Part of the debate – in the House of Lords at 3:13 pm on 19 June 2006.
My Lords, I do not think that anybody has ever had a death certificate with the words "passive smoking" on it. I agree that heavy, active smoking is dangerous—although not everybody is affected by it because it depends on one's genes—but the danger of passive smoking is, as yet, unproven. There is bound to be a slight risk, but I do not think that it is very great.
To return to the amendment, the Minister will no doubt argue that the amendments are too narrowly drawn and therefore somewhat illogical. Why confine the Liberal approach—using "liberal" in both senses of the term—to places where food is served? I would agree, but that can easily be rectified at Third Reading or when the Bill returns to the other place. The principle is the important point. Under the arrangement proposed by the amendment, all employees would be protected from risk because no permission would be granted unless the room was totally segregated and sealed off and there was ventilation. That answers the point made by the noble Lord, Lord Walton. That protection would be at the cost of minor inconvenience to smokers, because they would either have to collect their food from a buffet and carry it to the smoking area, or there would have to be an updated version of the 19th century dumb waiter if they wanted to smoke at the table. Actually, I believe that in 90 per cent of cases people would not wish to smoke at the table and would be perfectly happy to eat their meal with non-smokers and then retire to a separate smoking room for a cigarette or cigar, coffee and, possibly, something stronger.

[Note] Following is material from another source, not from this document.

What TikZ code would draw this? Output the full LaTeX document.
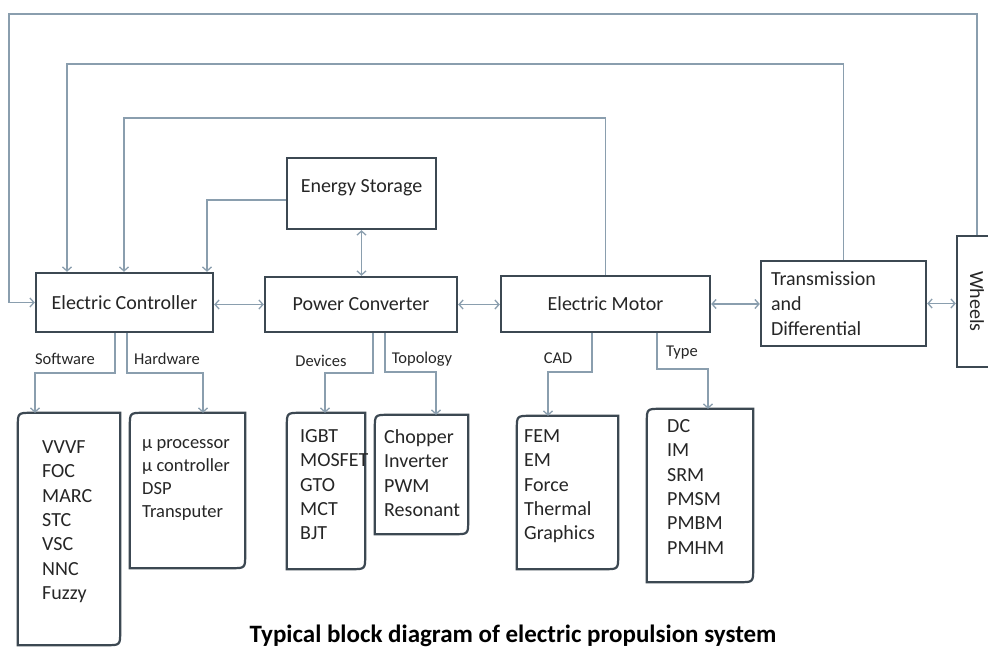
\documentclass[tikz,border=0pt]{standalone}
\usepackage{fontspec}
\setmainfont{Carlito}
\usepackage{graphicx}
\usepackage{xcolor}
\usepackage{tikz}
\usetikzlibrary{arrows.meta,positioning}

\definecolor{framecol}{RGB}{60,72,82}
\definecolor{linecol}{RGB}{138,158,174}
\definecolor{txtcol}{RGB}{38,38,38}

\newcommand{\mainfs}{\fontsize{20}{25}\selectfont}
\newcommand{\listfs}{\fontsize{20}{24.3}\selectfont}
\newcommand{\tagfs}{\fontsize{16.5}{20}\selectfont}
\newcommand{\titlefs}{\fontsize{25}{30}\selectfont\bfseries}

\newcommand{\drawlist}[1]{%
  \draw[listline] ([yshift=-14pt]#1.north west) .. controls (#1.north west) .. ([xshift=14pt]#1.north west)
    -- (#1.north east) -- ([yshift=14pt]#1.south east) .. controls (#1.south east) .. ([xshift=-14pt]#1.south east)
    -- (#1.south west) -- cycle;}

\begin{document}
\begin{tikzpicture}[x=1pt, y=-1pt,
    block/.style={draw=framecol, line width=2.4pt, text=txtcol, font=\mainfs, inner sep=0pt},
    listframe/.style={inner sep=0pt},
    listline/.style={draw=framecol, line width=2.2pt},
    listtext/.style={text=txtcol, font=\listfs, align=left, inner sep=0pt, anchor=north west},
    tag/.style={text=txtcol, font=\tagfs, inner sep=0pt},
    conn/.style={draw=linecol, line width=1.3pt},
    arr/.style={conn, -{Straight Barb[length=4pt,width=9pt]}},
    biarr/.style={conn, {Straight Barb[length=4pt,width=9pt]}-{Straight Barb[length=4pt,width=9pt]}}]

\fill[white] (0,0) rectangle (988,650);
\useasboundingbox (0,0) rectangle (988,650);

% main chain
\node[block, minimum width=177pt, minimum height=59pt] (ctrl) at (124.5,302.5) {Electric Controller};
\node[block, minimum width=149pt, minimum height=71pt, text height=14pt, text depth=15pt] (store) at (361.5,193.5) {Energy Storage};
\node[block, minimum width=192pt, minimum height=55pt] (conv) at (361,304.5) {Power Converter};
\node[block, minimum width=209pt, minimum height=56pt] (motor) at (605.5,304) {Electric Motor};
\node[block, minimum width=165pt, minimum height=85pt, text width=145pt, align=left] (trans) at (843.5,303.5) {Transmission\\and\\Differential};
\node[block, minimum width=40pt, minimum height=131pt] (wheels) at (977,301.5) {\rotatebox{-90}{Wheels}};

% feedback loops
\coordinate (outerL) at (9,14);
\coordinate (midL) at (67,64);
\coordinate (innL) at (124,118);
\draw[arr] (wheels.north) |- (outerL) |- (ctrl.west);
\draw[arr] (trans.north) |- (midL) -- (midL |- ctrl.north);
\draw[arr] (motor.north) |- (innL) -- (innL |- ctrl.north);
\draw[arr] ([yshift=-6.5pt]store.west) -| ([xshift=82.5pt]ctrl.north);

\draw[biarr] (store.south) -- (store.south |- conv.north);
\draw[biarr] (conv.west -| ctrl.east) -- (conv.west);
\draw[biarr] (conv.east) -- (conv.east -| motor.west);
\draw[biarr] (motor.east) -- (motor.east -| trans.west);
\draw[biarr] (trans.east) -- (trans.east -| wheels.west);

% list boxes
\node[listframe, minimum width=102pt, minimum height=232pt] (soft) at (69,529) {};
\node[listframe, minimum width=115pt, minimum height=155pt] (hard) at (187.5,490.5) {};
\node[listframe, minimum width=78pt, minimum height=156pt] (dev) at (326,491) {};
\node[listframe, minimum width=93pt, minimum height=119pt] (topo) at (421.5,474.5) {};
\node[listframe, minimum width=101pt, minimum height=153pt] (cad) at (567.5,492.5) {};
\node[listframe, minimum width=106pt, minimum height=173pt] (mtype) at (700,495.5) {};
\drawlist{soft}
\drawlist{hard}
\drawlist{dev}
\drawlist{topo}
\drawlist{cad}
\drawlist{mtype}

\node[listtext] (soft-t) at (42,440.5) {VVVF\\FOC\\MARC\\STC\\VSC\\NNC\\Fuzzy};
\node[listtext, font=\fontsize{18.5}{23}\selectfont] (hard-t) at (142,439.5) {µ processor\\µ controller\\DSP\\Transputer};
\node[listtext] (dev-t) at (300,429.5) {IGBT\\MOSFET\\GTO\\MCT\\BJT};
\node[listtext] (topo-t) at (384,429.5) {Chopper\\Inverter\\PWM\\Resonant};
\node[listtext] (cad-t) at (524,429.5) {FEM\\EM\\Force\\Thermal\\Graphics};
\node[listtext] (mtype-t) at (667,419.5) {DC\\IM\\SRM\\PMSM\\PMBM\\PMHM};

% branches
\draw[arr] ([xshift=-9.5pt]ctrl.south) |- (35,373) -- (35,0 |- soft.north);
\draw[arr] ([xshift=2.5pt]ctrl.south) |- (203,373) -- (203,0 |- hard.north);
\draw[arr] ([xshift=12pt]conv.south) |- (325,373) -- (325,0 |- dev.north);
\draw[arr] ([xshift=24pt]conv.south) |- (436,372) -- (436,0 |- topo.north);
\draw[arr] ([xshift=-13.5pt]motor.south) |- (548,372) -- (548,0 |- cad.north);
\draw[arr] ([xshift=51.5pt]motor.south) |- (708,369) -- (708,0 |- mtype.north);

\node[tag] (sw) at (65,359) {Software};
\node[tag] (hw) at (167,359) {Hardware};
\node[tag] (devl) at (321,361) {Devices};
\node[tag] (topl) at (422,359) {Topology};
\node[tag] (cadl) at (558,358) {CAD};
\node[tag] (typel) at (682,353) {Type};

\node[font=\titlefs, text=black, anchor=base, inner sep=0pt] (title) at (513,642) {Typical block diagram of electric propulsion system};
\end{tikzpicture}
\end{document}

In that way, although the restaurant, pub or hotel would have had to go to some trouble and expense to provide a fully sealed and well ventilated smoking room, everybody ends up a winner and there are no losers.
Rather than tamely following in the footsteps of New York City, California and a couple of other places in the United States that seem to have been seized by a modern form of puritan zealotry in matters of health, reminiscent of the disastrous experiment of prohibition about 80 years ago, we would do far better to emulate the Scandinavians. Indeed, the Government's marginally more liberal original proposals went, to some extent, in that direction before they were messed up on the Floor of the other place. Nobody could accuse the Scandinavians of being politically incorrect or in the slightest degree lax where health and safety are concerned; they are quite the contrary. Yet even the Scandinavians recognise that smokers deserve a fair deal and therefore they allow separate smoking rooms and smoking areas, provided that they are fully segregated. In that way, nobody loses out. That is surely far more in tune with our tradition of fair play than the puritanical absolutism we see across the Atlantic, an absolutism that is quite unnecessary for the purpose of protecting employees.